Tengo absoluta consciencia que esa gripe que
luego se convirtió en fiebre, esa sequedad en el ojo que luego se volvió
enrojecimiento, ese dolor de garganta que luego fue amigdalitis, ese colon
inflamado que posteriormente fue un dolor de pierna, o ese dolor de cabeza
acompañado de mareos y agotamiento, fueron tus gritos ahogados y desesperados,
y que yo con el bálsamo de la lágrima
podía socorrer eventualmente a tu llamado por no comprender lo que me estabas
diciendo. O como esa vez en la que te encargaste de llorar la muerte de mi
padre con síntomas porque mis ojos eran incapaces de hacerlo.
Todo era cuestión de permitirme la tristeza y reconocerte como un aliado y no como un
enemigo, hace ya mucho tiempo que dejé de verte como un obeso compañero, le
cambié la mirada al espejo y ahora te veo como un esbelto amigo de
protuberancias y asimetrías que te hacen tan único, tan perfecto; tuve que aceptarte primero antes de
quererte, y cuando te acepté, ya no quise cambiarte con retoques ni
bisturí, ni agregarte cosas que tú ya tenías.
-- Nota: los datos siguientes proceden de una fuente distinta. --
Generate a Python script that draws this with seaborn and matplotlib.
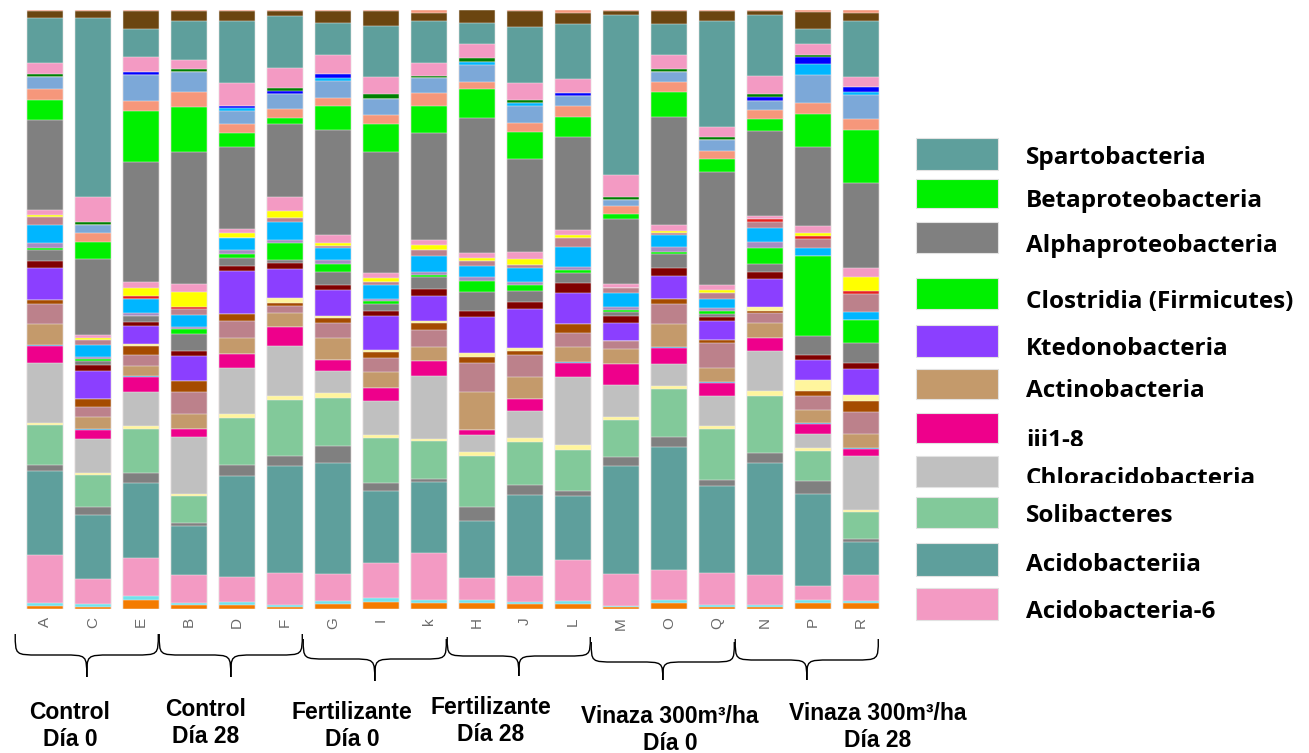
import numpy as np
import pandas as pd
import matplotlib
matplotlib.use("Agg")
import matplotlib.pyplot as plt
import seaborn as sns
from matplotlib.patches import Rectangle, PathPatch
from matplotlib.path import Path
from matplotlib.transforms import blended_transform_factory, Bbox, TransformedBbox

# ---------------- data ----------------
samples = ["A", "C", "E", "B", "D", "F", "G", "I", "k",
           "H", "J", "L", "M", "O", "Q", "N", "P", "R"]

# stack layers, bottom -> top
layers = ["orange", "cyan", "Acidobacteria-6", "Acidobacteriia", "gray_a",
          "Solibacteres", "lyellow_a", "Chloracidobacteria", "iii1-8", "lblue",
          "Actinobacteria", "rosy_a", "brown", "lyellow_b", "Ktedonobacteria",
          "maroon", "gray_b", "Clostridia (Firmicutes)", "lavender", "deepsky",
          "rosy_b", "red", "yellow", "pink_b", "Alphaproteobacteria",
          "Betaproteobacteria", "salmon", "steelblue", "deepsky_b", "blue",
          "dkgreen", "pink_c", "Spartobacteria", "dkbrown", "salmon_top"]

layer_colors = ["#F47B00", "#72E2EC", "#F39AC3", "#5E9F9C", "#808080",
                "#82C99A", "#FFF59D", "#C0C0C0", "#EE008B", "#2FA0E0",
                "#C49A6B", "#BC818B", "#A54B00", "#FFF59D", "#8B3FFF",
                "#800000", "#808080", "#00F000", "#A68BC2", "#00B6FF",
                "#BC818B", "#E8201E", "#FFFF00", "#F39AC3", "#808080",
                "#00F000", "#F6977B", "#7CA8D8", "#00B6FF", "#0000FF",
                "#007F00", "#F39AC3", "#5E9F9C", "#6B4510", "#F6977B"]

sample_A = [3, 3, 48, 83, 6, 40, 2, 59, 17, 1, 21, 20, 4, 0, 32, 7, 11, 2, 5, 17, 8, 0, 2, 5, 90, 20, 11, 11, 0, 0, 3, 11, 45, 7, 1]
sample_C = [2, 3, 25, 64, 7, 32, 2, 34, 9, 1, 12, 10, 8, 0, 28, 6, 4, 2, 2, 12, 5, 0, 2, 3, 75, 17, 9, 8, 0, 0, 3, 25, 178, 7, 1]
sample_E = [9, 4, 38, 75, 10, 44, 3, 34, 15, 1, 10, 11, 9, 2, 18, 4, 6, 0, 3, 13, 0, 3, 8, 6, 120, 51, 10, 26, 0, 3, 0, 15, 28, 18, 1]
sample_B = [4, 2, 28, 49, 3, 27, 2, 56, 8, 0, 15, 22, 11, 0, 25, 5, 17, 5, 2, 12, 6, 2, 15, 8, 131, 45, 15, 20, 0, 0, 3, 9, 39, 10, 1]
sample_D = [4, 3, 25, 100, 11, 47, 4, 46, 14, 0, 16, 17, 7, 0, 42, 5, 8, 4, 4, 12, 0, 0, 5, 4, 82, 14, 9, 13, 2, 2, 0, 23, 62, 10, 1]
sample_F = [2, 2, 32, 107, 9, 56, 4, 50, 19, 0, 14, 7, 3, 5, 29, 6, 3, 17, 3, 18, 4, 0, 7, 14, 72, 6, 9, 15, 0, 3, 3, 20, 52, 5, 1]
sample_G = [5, 3, 27, 111, 17, 48, 5, 22, 11, 0, 22, 15, 5, 2, 27, 5, 13, 8, 4, 12, 2, 0, 3, 8, 105, 24, 8, 17, 3, 4, 0, 19, 32, 12, 1]
sample_I = [7, 4, 35, 72, 8, 45, 3, 34, 13, 0, 16, 14, 6, 2, 34, 5, 8, 3, 2, 14, 3, 0, 4, 5, 121, 28, 9, 16, 0, 0, 5, 17, 51, 15, 1]
sample_k = [6, 3, 47, 71, 3, 37, 2, 63, 15, 0, 14, 17, 7, 2, 25, 7, 12, 2, 3, 16, 6, 0, 5, 5, 106, 27, 13, 15, 0, 0, 2, 13, 42, 8, 3]
sample_H = [6, 3, 22, 57, 14, 50, 4, 17, 5, 0, 38, 29, 6, 4, 36, 6, 19, 11, 4, 11, 5, 0, 3, 5, 134, 29, 7, 17, 3, 0, 4, 14, 21, 13, 0]
sample_J = [5, 2, 26, 81, 10, 43, 4, 27, 12, 0, 22, 22, 4, 3, 39, 7, 11, 6, 3, 14, 3, 0, 6, 7, 93, 27, 9, 17, 3, 0, 3, 17, 56, 16, 1]
sample_L = [5, 3, 41, 64, 5, 40, 5, 68, 14, 1, 15, 14, 9, 0, 31, 10, 10, 3, 3, 20, 9, 0, 3, 5, 92, 20, 11, 10, 0, 3, 0, 14, 55, 11, 3]
sample_M = [2, 1, 32, 108, 8, 37, 3, 32, 21, 0, 15, 8, 0, 0, 18, 7, 4, 2, 3, 14, 5, 0, 0, 4, 65, 5, 8, 6, 0, 0, 3, 22, 159, 4, 1]
sample_O = [6, 3, 30, 123, 10, 48, 3, 22, 16, 1, 23, 19, 5, 0, 23, 8, 14, 2, 5, 12, 2, 0, 2, 6, 108, 25, 10, 10, 0, 0, 3, 14, 31, 13, 1]
sample_Q = [2, 2, 32, 87, 6, 52, 3, 30, 13, 1, 14, 25, 3, 0, 19, 4, 3, 3, 3, 9, 6, 0, 3, 5, 113, 14, 8, 11, 0, 0, 3, 10, 106, 10, 1]
sample_N = [2, 2, 30, 112, 10, 57, 5, 40, 13, 0, 15, 10, 2, 5, 28, 7, 8, 16, 6, 14, 6, 3, 0, 3, 85, 12, 9, 9, 0, 4, 3, 18, 61, 4, 1]
sample_P = [6, 3, 14, 92, 13, 30, 3, 14, 10, 1, 13, 14, 5, 11, 20, 5, 19, 80, 0, 8, 9, 3, 3, 7, 79, 33, 11, 28, 11, 7, 2, 11, 15, 17, 2]
sample_R = [6, 2, 26, 33, 3, 26, 2, 54, 7, 1, 14, 22, 11, 6, 25, 6, 20, 23, 0, 8, 18, 3, 14, 9, 84, 53, 11, 24, 3, 5, 0, 9, 56, 8, 3]

groups = ["Control\nDía 0", "Control\nDía 28", "Fertilizante\nDía 0",
          "Fertilizante\nDía 28", "Vinaza 300m³/ha\nDía 0", "Vinaza 300m³/ha\nDía 28"]
group_members = [["A", "C", "E"], ["B", "D", "F"], ["G", "I", "k"],
                 ["H", "J", "L"], ["M", "O", "Q"], ["N", "P", "R"]]

legend_labels = ["Spartobacteria", "Betaproteobacteria", "Alphaproteobacteria",
                 "Clostridia (Firmicutes)", "Ktedonobacteria", "Actinobacteria",
                 "iii1-8", "Chloracidobacteria", "Solibacteres", "Acidobacteriia",
                 "Acidobacteria-6"]

# ---------------- table ----------------
values = {"A": sample_A, "C": sample_C, "E": sample_E, "B": sample_B, "D": sample_D,
          "F": sample_F, "G": sample_G, "I": sample_I, "k": sample_k, "H": sample_H,
          "J": sample_J, "L": sample_L, "M": sample_M, "O": sample_O, "Q": sample_Q,
          "N": sample_N, "P": sample_P, "R": sample_R}
rows = []
for s in samples:
    v = np.array(values[s], dtype=float)
    pct = v / v.sum() * 100
    cum = np.cumsum(pct)
    for name, p, c in zip(layers, pct, cum):
        rows.append({"sample": s, "layer": name, "pct": p, "cum": c})
df = pd.DataFrame(rows)

# ---------------- plot ----------------
sns.set_style("white")
plt.rcParams["font.family"] = ["Liberation Sans", "DejaVu Sans"]
plt.rcParams["text.color"] = "black"

W, H = 1309, 753
fig = plt.figure(figsize=(W / 100, H / 100), dpi=100)
ax_left, ax_right = 21, 885
ax_top, ax_bot = 10, 609
ax = fig.add_axes([ax_left / W, 1 - ax_bot / H, (ax_right - ax_left) / W, (ax_bot - ax_top) / H])

for name, col in reversed(list(zip(layers, layer_colors))):
    sub = df[df["layer"] == name]
    sns.barplot(data=sub, x="sample", y="cum", order=samples, color=col,
                saturation=1, width=0.73, edgecolor="#f2eeee", linewidth=0.35, ax=ax)

ax.set_xlim(-0.5, len(samples) - 0.5)
ax.set_ylim(0, 100)
ax.set_xlabel("")
ax.set_ylabel("")
ax.set_yticks([])
for sp in ax.spines.values():
    sp.set_visible(False)
ax.tick_params(axis="x", length=0, pad=6, labelsize=11, labelcolor="#6a6a6a", labelrotation=90)

# ---------------- braces & group labels ----------------
bt = blended_transform_factory(ax.transData, fig.transFigure)
brace_y = [(634, 655, 677), (634, 655, 677), (639, 659, 681),
           (637, 656, 676), (642, 662, 680), (639, 660, 680)]
label_pos = [(70, 726), (206, 723), (352, 726), (491, 721), (670, 730), (878, 727)]

def fy(p):
    return 1 - p / H

for members, (yt, ym, ytip), grp, (lx, ly) in zip(group_members, brace_y, groups, label_pos):
    i0 = samples.index(members[0])
    i1 = samples.index(members[-1])
    x0, x1 = i0 - 0.62, i1 + 0.36
    xc = (x0 + x1) / 2
    r = 0.5
    verts = [(x0, fy(yt)), (x0, fy(ym)), (x0, fy(ym)), (x0 + r, fy(ym)),
             (xc - r, fy(ym)),
             (xc, fy(ym)), (xc, fy(ym)), (xc, fy(ytip)),
             (xc, fy(ytip)),
             (xc, fy(ym)), (xc, fy(ym)), (xc + r, fy(ym)),
             (x1 - r, fy(ym)),
             (x1, fy(ym)), (x1, fy(ym)), (x1, fy(yt))]
    codes = [Path.MOVETO, Path.CURVE4, Path.CURVE4, Path.CURVE4,
             Path.LINETO,
             Path.CURVE4, Path.CURVE4, Path.CURVE4,
             Path.MOVETO,
             Path.CURVE4, Path.CURVE4, Path.CURVE4,
             Path.LINETO,
             Path.CURVE4, Path.CURVE4, Path.CURVE4]
    patch = PathPatch(Path(verts, codes), facecolor="none", edgecolor="black",
                      linewidth=1.0, transform=bt, clip_on=False)
    ax.add_patch(patch)
    fig.text(lx / W, fy(ly), grp, ha="center", va="center", fontsize=16.5,
             fontweight="bold", linespacing=1.2, color="black")

# ---------------- legend ----------------
legend_colors = [layer_colors[layers.index(n)] for n in legend_labels]
box_top = [138, 179, 222, 278, 325, 369, 413, 456, 497, 543, 588]
box_h = [32, 29, 31, 31, 32, 30, 30, 31, 31, 33, 32]
baselines = [164, 207, 252, 308, 355, 397, 447, 485, 522, 571, 618]
clip_y = [None, None, None, None, None, None, 446, 483, None, None, None]
for lab, col, bt_, bh, bl, cy in zip(legend_labels, legend_colors, box_top, box_h, baselines, clip_y):
    fig.add_artist(Rectangle((916 / W, fy(bt_ + bh)), 82 / W, bh / H, transform=fig.transFigure,
                             facecolor=col, edgecolor="#e2e2e2", linewidth=0.8))
    t = fig.text(1026 / W, fy(bl), lab, ha="left", va="baseline", fontsize=17.5,
                 fontweight="bold", color="black", family=["Open Sans", "DejaVu Sans"])
    if cy is not None:
        t.set_clip_on(True)
        t.set_clip_box(TransformedBbox(Bbox([[0, fy(cy)], [1, 1]]), fig.transFigure))

fig.savefig("out.png", dpi=100)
Querido cuerpo, hemos caminado tantas calles y mis fuertes piernas han resistido el
trayecto, mis pies que soportan tu peso han sido testigos de este largo
recorrido, ¿sabes cuántos días me la he pasado descontenta por la forma de sus
dedos? Pero ellos siguen allí resistentes a cada paso del camino, a veces se
hinchan y yo los coloco hacia arriba como muestra de agradecimiento.
Que absurdo enfocarme
en lo que no me gustaba en vez de resaltar lo que adoro de ti, como el cabello, los labios, las
manos, la espalda decorada con sus pecas, e ir más allá, mi páncreas, mi
estomago, mis riñones, mi hermosa columna, el tabique desviado de mi nariz que
nadie nota pero que a mi tanto me gusta, la blancura de mis dientes, la
fortaleza de mis huesos, mis pulmones que reciben la vida a cada instante y me
ayudan a seguir viviendo.
Han pasado los años y has cambiado demasiado, una vez te transformaste por completo para
darle cabida a mi hija en tu vientre, ahora te encaminas hacia otra
transformación y ya lo voy viendo en esas cuantas canas que cubro amarrando mi
cabello, o en esas pecas blancas que cada vez son más en mis brazos, o en esas
delgadas líneas que van apareciendo debajo de mis ojos, tal vez extrañe a la que antes yo era, pero fue ella la que me
trajo hasta este lado de la vida.
¿Será que ya estoy a mitad de camino y por eso
me pongo tan nostálgica? ¿Cuánto tiempo más nos queda para estar juntos? ¿Tal
vez unos cuarenta años más?, está en mis
manos cuidarte con recelo y saber gestionar adecuadamente mis emociones
para que llegues hasta donde tengas que llegar con la vitalidad que merece tu
permanencia en este mundo terrenal.
Bueno mi querido amigo, no me queda más que
agradecerte y reconocerte como un compañero y no como un súbdito de mis
pensamientos agobiantes, saber que caminas conmigo y que eres mi móvil, quien
me indica cuando no he dicho la verdad y quien siempre me recuerda todas las
emociones que están pendientes por sanar, sé que no me dejas una nota de voz ni
un mensaje pegado en la nevera, sé que me hablas y reconoceré primero tu
lenguaje antes de callarlo con algún medicamento y a darte tiempo para tu
descanso, buena alimentación y lo que más te gusta… yoga y estiramiento.